You could mount the argument that “hey, this is equal opportunity – everybody pays the same amount”, but you don’t need to be a socialist to understand that A$600,000 means more to a cabbie than it does to Sheikh Mohammed.

The sense of exclusivity and rarefied air surrounding The Everest is a step towards the type of boring stuffiness that has taken over English racing in recent times, with steep entry fees meaning every Group One is basically the same wealthy owners racing each other.

Owners in England face ridiculous multi-tiered entry fees to run in big races – for example, in 2015 the total entry fees to run in the prestigious 2,000 Guineas were £419,000 – an amount not even covered by the first prize cheque that comes out of a total prize pool of £450,000 .

That sounds absurd, but Australian feature races aren’t cheap to run in either – it costs more than A$55,000 in total, including a final acceptance fee off A$49,500 to run in the Melbourne Cup.

That risk is mitigated somewhat by the fact prizemoney for 10th of 24 still pays A$125,000 – but A$600,000 up front? That’s in a completely different league and out of reach for all but a few in world racing.

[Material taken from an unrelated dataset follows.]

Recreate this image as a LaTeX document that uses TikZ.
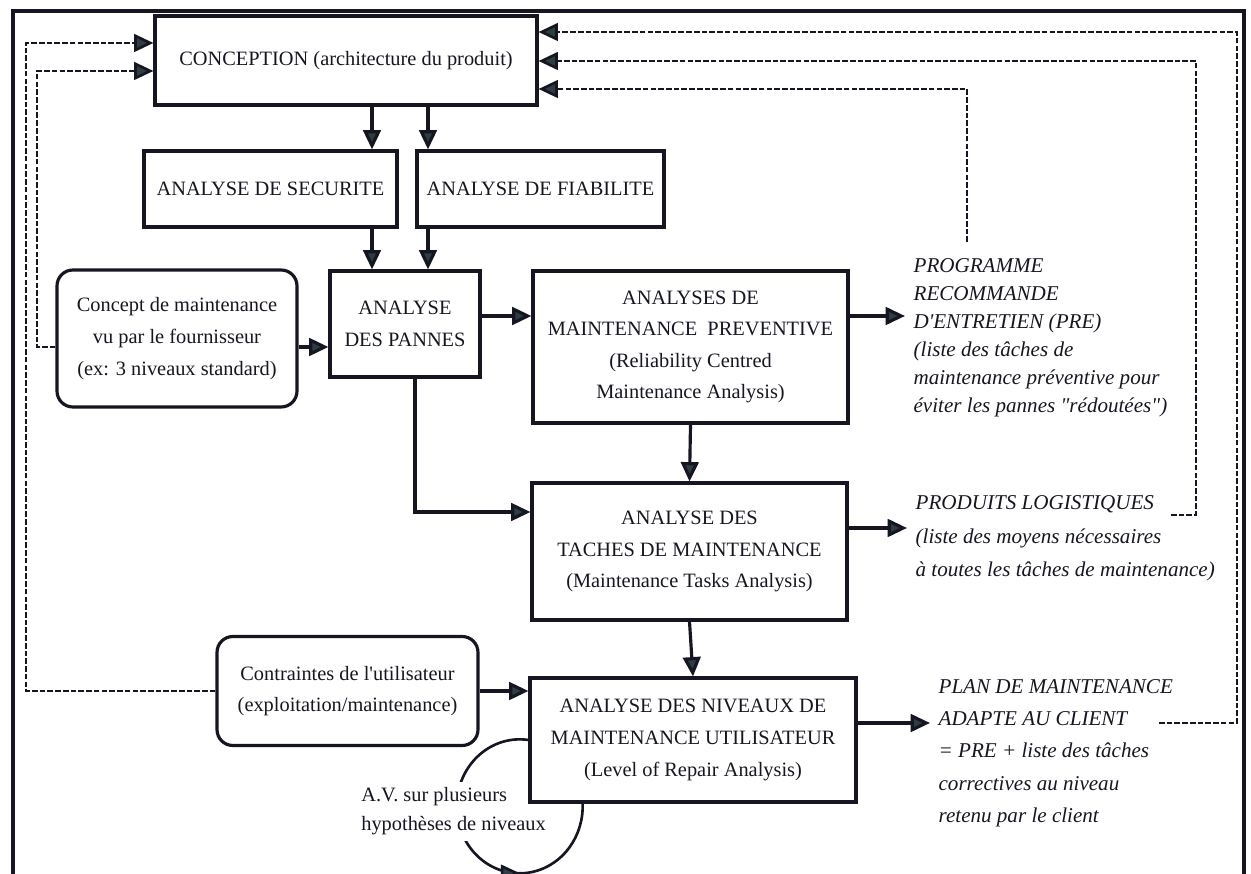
\documentclass[tikz,border=0pt]{standalone}
\usepackage{fontspec}
\setmainfont{Liberation Serif}
\usepackage{tikz}
\usetikzlibrary{arrows.meta,decorations.markings}

\definecolor{tipfill}{RGB}{45,62,64}
\definecolor{ink}{RGB}{22,22,34}
\newcommand{\boxfont}{\fontsize{11.6}{18}\selectfont}

\begin{document}
\begin{tikzpicture}[->,>={Triangle[length=11pt,width=10pt,fill=tipfill]},
    x=0.02cm,y=0.02cm,line width=1.8pt,color=ink,
    box/.style={draw,rectangle,align=center,font=\boxfont,inner sep=2pt},
    softbox/.style={box,rounded corners=9pt},
    note/.style={anchor=west,align=left,inner xsep=4pt,inner ysep=0pt,
        font=\fontsize{12}{#1}\selectfont\itshape},
    feedback/.style={dash pattern=on 3.2pt off 1.2pt,line width=1.5pt}]

  \useasboundingbox (0,0) rectangle (1251,-874);
  \draw[-] (13,-880) -- (13,-11) -- (1244,-11) -- (1244,-880);

  % boxes
  \node[box,minimum width=7.64cm,minimum height=1.78cm] (concep) at (346,-60.5)
        {CONCEPTION (architecture du produit)};
  \node[box,minimum width=5.06cm,minimum height=1.52cm] (secur) at (270.5,-189) {ANALYSE DE SECURITE};
  \node[box,minimum width=4.94cm,minimum height=1.52cm] (fiab) at (540.5,-189) {ANALYSE DE FIABILITE};
  \node[box,minimum width=3.0cm,minimum height=2.12cm] (pannes) at (405,-324) {ANALYSE\\DES PANNES};
  \node[softbox,minimum width=4.8cm,minimum height=2.74cm] (concept) at (177,-338.5)
        {Concept de maintenance\\vu par le fournisseur\\(ex: 3 niveaux standard)};
  \node[box,minimum width=6.3cm,minimum height=3.04cm] (prev) at (690.5,-347)
        {ANALYSES DE\\MAINTENANCE~~PREVENTIVE\\(Reliability Centred\\Maintenance Analysis)};
  \node[box,minimum width=6.3cm,minimum height=2.74cm] (taches) at (689.5,-551.5)
        {ANALYSE DES\\TACHES DE MAINTENANCE\\(Maintenance Tasks Analysis)};
  \node[box,minimum width=6.52cm,minimum height=2.48cm] (niveaux) at (693,-740)
        {ANALYSE DES NIVEAUX DE\\MAINTENANCE UTILISATEUR\\(Level of Repair Analysis)};
  \node[softbox,minimum width=5.22cm,minimum height=2.18cm] (contr) at (347.5,-691)
        {Contraintes de l\textquotesingle utilisateur\\(exploitation/maintenance)};

  % results
  \node[note=15.9] (prog) at (905,-338) {PROGRAMME\\RECOMMANDE\\D\textquotesingle ENTRETIEN (PRE)\\(liste des tâches de\\maintenance préventive pour\\éviter les pannes \textquotedbl rédoutées\textquotedbl)};
  \node[note=19] (prod) at (907,-538.5) {PRODUITS LOGISTIQUES\\(liste des moyens nécessaires\\à toutes les tâches de maintenance)};
  \node[note=18.4] (plan) at (930,-753) {PLAN DE MAINTENANCE\\ADAPTE AU CLIENT\\= PRE + liste des tâches\\correctives au niveau\\retenu par le client};

  \coordinate (c1) at (372,0);
  \coordinate (c2) at (428,0);
  \coordinate (c3) at (415,0);
  \coordinate (r1) at (0,-347);
  \coordinate (r2) at (0,-316);
  \coordinate (r3) at (0,-512);
  \coordinate (r4) at (0,-528);
  \coordinate (r5) at (0,-723);
  \coordinate (fl1) at (26,-43);
  \coordinate (fl2) at (37,-71);
  \coordinate (fr1) at (1237,-32);
  \coordinate (fr2) at (1196,-61);
  \coordinate (fr3) at (967,-89);
  \coordinate (e1) at (967,-242);
  \coordinate (e2) at (1171,-515);
  \coordinate (e3) at (1159,-723);

  % flow
  \draw (concep.south -| c1) -- (secur.north -| c1);
  \draw (concep.south -| c2) -- (fiab.north -| c2);
  \draw (secur.south -| c1) -- (pannes.north -| c1);
  \draw (fiab.south -| c2) -- (pannes.north -| c2);
  \draw (concept.east |- r1) -- (pannes.west |- r1);
  \draw (pannes.east |- r2) -- (prev.west |- r2);
  \draw (prev.east |- r2) -- (prog.west |- r2);
  \draw (prev.south) -- (taches.north);
  \draw (pannes.south -| c3) |- (taches.west |- r3);
  \draw (taches.east |- r4) -- (prod.west |- r4);
  \draw (taches.south) -- (niveaux.north);
  \draw (contr.east) -- (niveaux.west |- contr.east);
  \draw (niveaux.east |- r5) -- (plan.west |- r5);

  % feedback to the design
  \draw[feedback] (contr.west) -| (fl1) -- (concep.west |- fl1);
  \draw[feedback] (concept.west |- r1) -| (fl2) -- (concep.west |- fl2);
  \draw[feedback] (e1) |- (concep.east |- fr3);
  \draw[feedback] (e2) -| (fr2) -- (concep.east |- fr2);
  \draw[feedback] (e3) -| (fr1) -- (concep.east |- fr1);

  % iteration loop
  \draw[-,line width=1.5pt,decoration={markings,mark=at position 0.67 with {\arrow{>}}},postaction=decorate]
    (niveaux.west) arc[start angle=82,end angle=363,x radius=1.26cm,y radius=1.34cm];
  \node[fill=white,font=\boxfont,anchor=west,inner xsep=1pt,inner ysep=3.5pt] (av1) at (358,-797) {A.V. sur plusieurs};
  \node[fill=white,font=\boxfont,anchor=west,inner xsep=1pt,inner ysep=3.5pt] (av2) at (358,-826) {hypothèses de niveaux};
\end{tikzpicture}
\end{document}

Any publicity is good publicity and all of that – but this isn’t America we are talking about, where the sport is dwindling in popularity, this is a jurisdiction that is relatively healthy in terms of prizemoney and coverage, and not in need of public relations gimmickry, especially when it comes at a cost to the industry.

As alluded to earlier, that’s the sting in the tail; assuming each slot is taken, once the A$600,000 fees have been paid, there is still a shortfall of A$2.8 million.

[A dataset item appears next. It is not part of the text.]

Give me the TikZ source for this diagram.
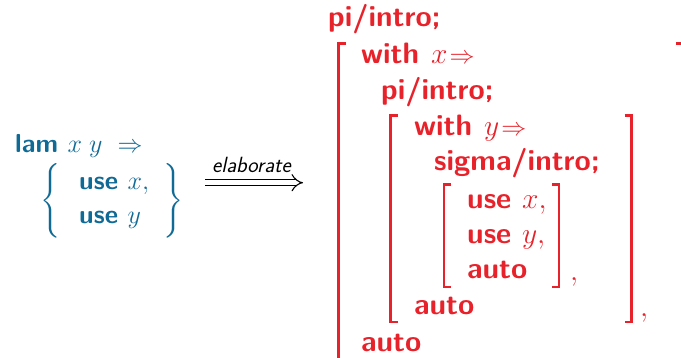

According to Racing NSW that will be made up of “incremental wagering, sponsorship, broadcast and other race day revenues from the race meeting to fund the balance of prizemoney from A$7.2 million to A$10 million”.

Hmm, we sense a business opportunity – anybody got a spare A$21.6 million? I can get you a 38.9 per cent return on investment; let’s just buy all of the slots, maybe we can use some of the profits to put a proper horse race on for the people and let some commoners stand in the Theatre of the Horse.